Chronic disease, such as cancer, heart failure, kidney disease, COPD, or AIDS cause wasting of skeletal muscle and adipose tissue, a disease state called cachexia. Clinical features of cachexia include weight loss, anorexia, inflammation, insulin resistance, etc. In particular, muscle wasting plays an important role in cachectic patients (1), as it is mainly responsible for the weight loss, weakness and fatigue of patients. Apparently, the diseased organs secrete soluble factors, which induce in skeletal muscle a set of genes called atrogenes (2), which induce the ubiquitin-proteasome system, leading to protein degradation. Moreover, elevated ROS levels due to modulation of NADPH oxidases and mitochondrial function contribute to disease progression. Angiotensin II and growth factors of the TGFβ family (e.g. myostatin) seem to be involved in the induction of muscle wasting (3, 4). Besides activation of the ubiquitin–proteasome pathway the autophagy/lysosomal proteolytic pathway may be involved but its causal role in development of muscle wasting remains controversial (5). In adipose tissue, enhanced lipolysis and browning have been associated with cancer cachexia, however, in particular the contribution of the latter point has not been understood in the context of cardiac cachexia (6).

Preliminary work 

During the first funding period we have identified a novel mouse model of cardiac cachexia. Cardiac myocyte-specific deletion of p38MAPKα (iCMp38MAPKα KO) results in a rapid left-ventricular dilatation when the heart is mechanically stressed due to increased afterload. This dilatation is associated with a loss of metabolic flexibility characterized by lipid droplet deposition in CM, loss of insulin-sensitivity and a substantial infiltration of neutrophils, which migrate specifically to sites of lipid droplet formation. Depletion of neutrophils did not prevent lipid accumulation but led to a partial functional recovery of mice. These findings indicate that lipid accumulation is causal for neutrophil infiltration.

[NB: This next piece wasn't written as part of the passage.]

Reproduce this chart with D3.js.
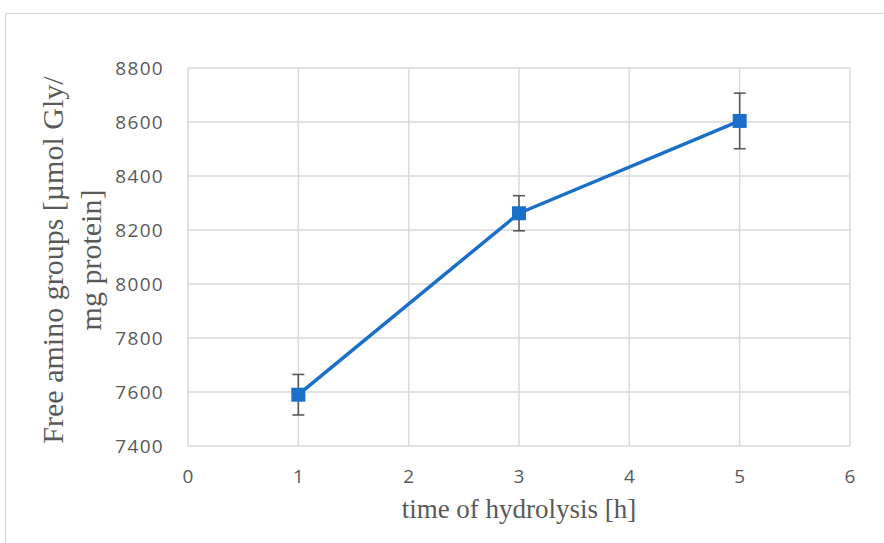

Moreover, we have found, that cardiac dysfunction is associated with a substantial alteration of the gene expression program in M.plantaris, a type II fiber-rich muscle. Notably, we found as early as two days after induction of LV dilation a strong activation of atrogenes in M. plantaris but only a weak one in M. soleus. This fiber-type preference is similar to human patients of cachexia (7). Thus, this model develops important features of a cachectic phenotype and appears to be suitable for investigation of early stimuli altering skeletal muscle gene expression.

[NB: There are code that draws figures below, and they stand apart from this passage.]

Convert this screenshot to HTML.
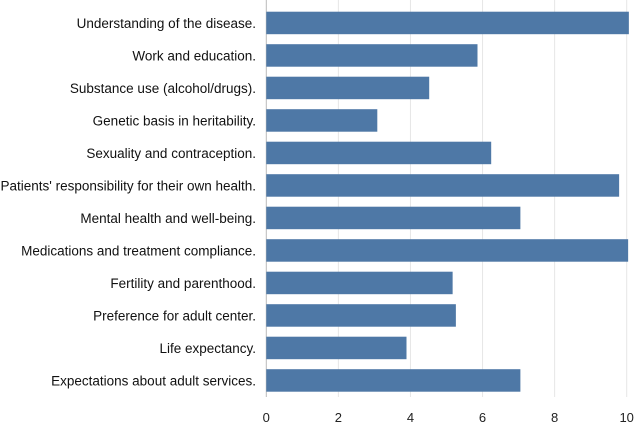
<!DOCTYPE html>
<html><head><meta charset="utf-8"><style>
html,body{margin:0;padding:0;background:#fff;}
svg{display:block;font-family:"Liberation Sans",Arial,sans-serif;}
</style></head><body>
<svg id="chart" width="644" height="427"></svg>
<script>
const categories=["Understanding of the disease.","Work and education.","Substance use (alcohol/drugs).","Genetic basis in heritability.","Sexuality and contraception.","Patients' responsibility for their own health.","Mental health and well-being.","Medications and treatment compliance.","Fertility and parenthood.","Preference for adult center.","Life expectancy.","Expectations about adult services."];
const values=[10.06,5.86,4.52,3.08,6.24,9.79,7.05,10.04,5.17,5.26,3.89,7.05];
const ticks=[0,2,4,6,8,10];
const NS="http://www.w3.org/2000/svg";
const svg=document.getElementById('chart');
const x0=266.3,pxPer=36.04,top0=6.7,band=32.5,barH=22.5;
const xs=v=>x0+v*pxPer;
function mk(t,a){const e=document.createElementNS(NS,t);for(const k in a)e.setAttribute(k,a[k]);svg.appendChild(e);return e;}
ticks.forEach(t=>{
  const g=mk('line',{x1:xs(t),x2:xs(t),y1:0,y2:397,stroke:t===0?'#bbb':'#e6e6e6','stroke-width':1});
  
  
  const tl=mk('text',{x:xs(t),y:422,'text-anchor':'middle','font-size':13,fill:'#222'});
  tl.textContent=t;
  
  
});
categories.forEach((c,i)=>{
  const y=top0+i*band+(band-barH)/2;
  const r=mk('rect',{x:xs(0),y:y,width:xs(values[i])-xs(0),height:barH,fill:'#4e78a6'});
  
  
  const l=mk('text',{x:256,y:y+barH/2+5,'text-anchor':'end','font-size':13.5,fill:'#111'});
  l.textContent=c;
  
  
});
</script>
</body></html>
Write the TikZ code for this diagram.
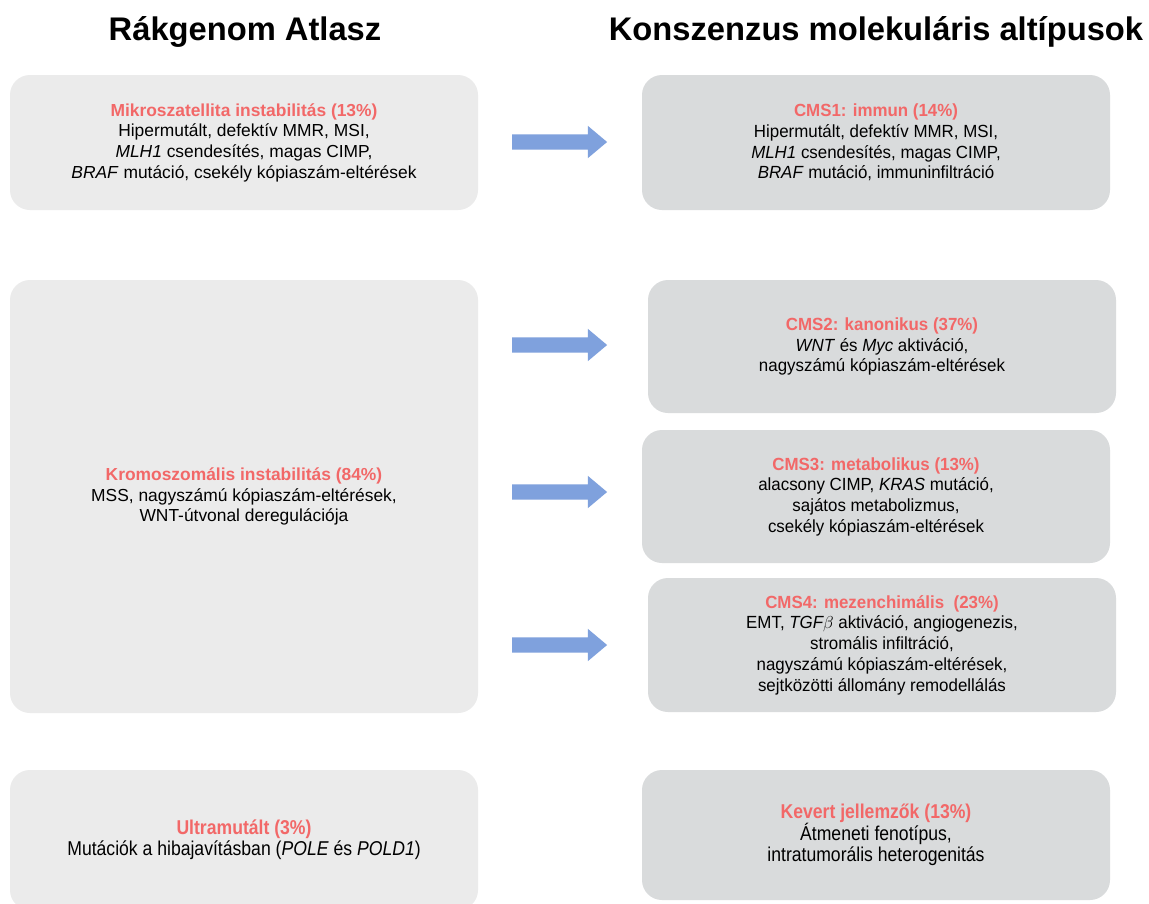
\documentclass[tikz,border=0pt]{standalone}
\usepackage{fontspec}
\setmainfont{Liberation Sans}
\newfontfamily\narrowsf[FakeStretch=0.96]{Liberation Sans}
\newfontfamily\tallsf[FakeStretch=0.88]{Liberation Sans}
\usetikzlibrary{shapes.arrows}
\definecolor{lightbox}{RGB}{235,235,235}
\definecolor{darkbox}{RGB}{217,219,220}
\definecolor{headred}{RGB}{242,104,104}
\definecolor{arrowblue}{RGB}{127,161,221}
\newcommand{\hd}[1]{\textcolor{headred}{\textbf{#1}}}

\begin{document}
\begin{tikzpicture}[x=1pt,y=-1pt,
    tcga/.style={fill=lightbox,rounded corners=20pt,minimum width=468pt,align=center,
      font=\fontsize{17.4}{20.7}\selectfont},
    cms/.style={fill=darkbox,rounded corners=20pt,minimum width=468pt,align=center,
      font=\narrowsf\fontsize{17.6}{20.7}\selectfont},
    tallbox/.style={font=\tallsf\fontsize{20}{21}\selectfont},
    colhead/.style={anchor=base,font=\bfseries\fontsize{32.7}{38}\selectfont},
    bluearrow/.style={single arrow,fill=arrowblue,minimum height=95pt,
      inner xsep=0pt,inner ysep=7.5pt,single arrow head extend=8.5pt,single arrow tip angle=80}]
  \useasboundingbox[fill=white] (0,0) rectangle (1149,903);

  \node[colhead] (tcgahead) at (245,40) {Rákgenom Atlasz};
  \node[colhead] (cmshead) at (876,40) {Konszenzus molekuláris altípusok};

  % Rakgenom Atlasz
  \node[tcga,minimum height=135pt] (msi) at (244,142.5) {\hd{Mikroszatellita instabilitás (13\%)}\\
    Hipermutált, defektív MMR, MSI,\\
    \textit{MLH1} csendesítés, magas CIMP,\\
    \textit{BRAF} mutáció, csekély kópiaszám-eltérések};
  \node[tcga,minimum height=433pt] (cin) at (244,496.5) {\hd{Kromoszomális instabilitás (84\%)}\\
    MSS, nagyszámú kópiaszám-eltérések,\\
    WNT-útvonal deregulációja};
  \node[tcga,tallbox,minimum height=140pt] (ultra) at (244,840) {\hd{Ultramutált (3\%)}\\
    Mutációk a hibajavításban (\textit{POLE} és \textit{POLD1})};

  % CMS
  \node[cms,minimum height=135pt] (cms1) at (876,142.5) {\hd{CMS1: immun (14\%)}\\
    Hipermutált, defektív MMR, MSI,\\
    \textit{MLH1} csendesítés, magas CIMP,\\
    \textit{BRAF} mutáció, immuninfiltráció};
  \node[cms,minimum height=133pt] (cms2) at (882,346.5) {\hd{CMS2: kanonikus (37\%)}\\
    \textit{WNT} és \textit{Myc} aktiváció,\\
    nagyszámú kópiaszám-eltérések};
  \node[cms,minimum height=133pt] (cms3) at (876,496.5) {\hd{CMS3: metabolikus (13\%)}\\
    alacsony CIMP, \textit{KRAS} mutáció,\\
    sajátos metabolizmus,\\
    csekély kópiaszám-eltérések};
  \node[cms,minimum height=134pt] (cms4) at (882,645) {\hd{CMS4: mezenchimális\ \ (23\%)}\\
    EMT, \textit{TGF$\beta$} aktiváció, angiogenezis,\\
    stromális infiltráció,\\
    nagyszámú kópiaszám-eltérések,\\
    sejtközötti állomány remodellálás};
  \node[cms,tallbox,minimum height=130pt] (mixed) at (876,835) {\hd{Kevert jellemzők (13\%)}\\
    Átmeneti fenotípus,\\
    intratumorális heterogenitás};

  % nyilak
  \node[bluearrow] (a1) at (555,142) {};
  \node[bluearrow] (a2) at (555,345) {};
  \node[bluearrow] (a3) at (555,492) {};
  \node[bluearrow] (a4) at (555,645) {};
\end{tikzpicture}
\end{document}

Research objectives of the joint program

The combination of the groups of Harris, Yan, and Gödecke aims to concentrate important experimental expertise to investigate the tissues mainly affected by cachexia, i.e. adipose tissue (Harris), skeletal muscle (Yan) and heart (Gödecke). The Yan lab focusses on mechanisms of endurance vs. resistance exercise on muscle wasting disorders (8, 9). Recently, Prof. Yan constructed a unique setup for quantifiable resistance or endurance training for mice, which for the first time allows to study the effect of one or the other training in mice. The expertise of Prof. Harris lies in the field of adipose tissue function and insulin signaling (10, 11). He brings in broad experience in MS based analysis of lipids/ fatty acids, which is of high importance for the aim to study wasting of adipose tissue and skeletal muscle in heart failure. The Gödecke lab has established p38MAPKα KO mice as novel model for heart failure associated wasting disease, which is central for the combined analysis. Moreover, this group will provide functional analysis and proteomic analysis (12-15) for identification of the cardiac secretome as well as reporter cell lines for the analysis of atrogen inducing factors.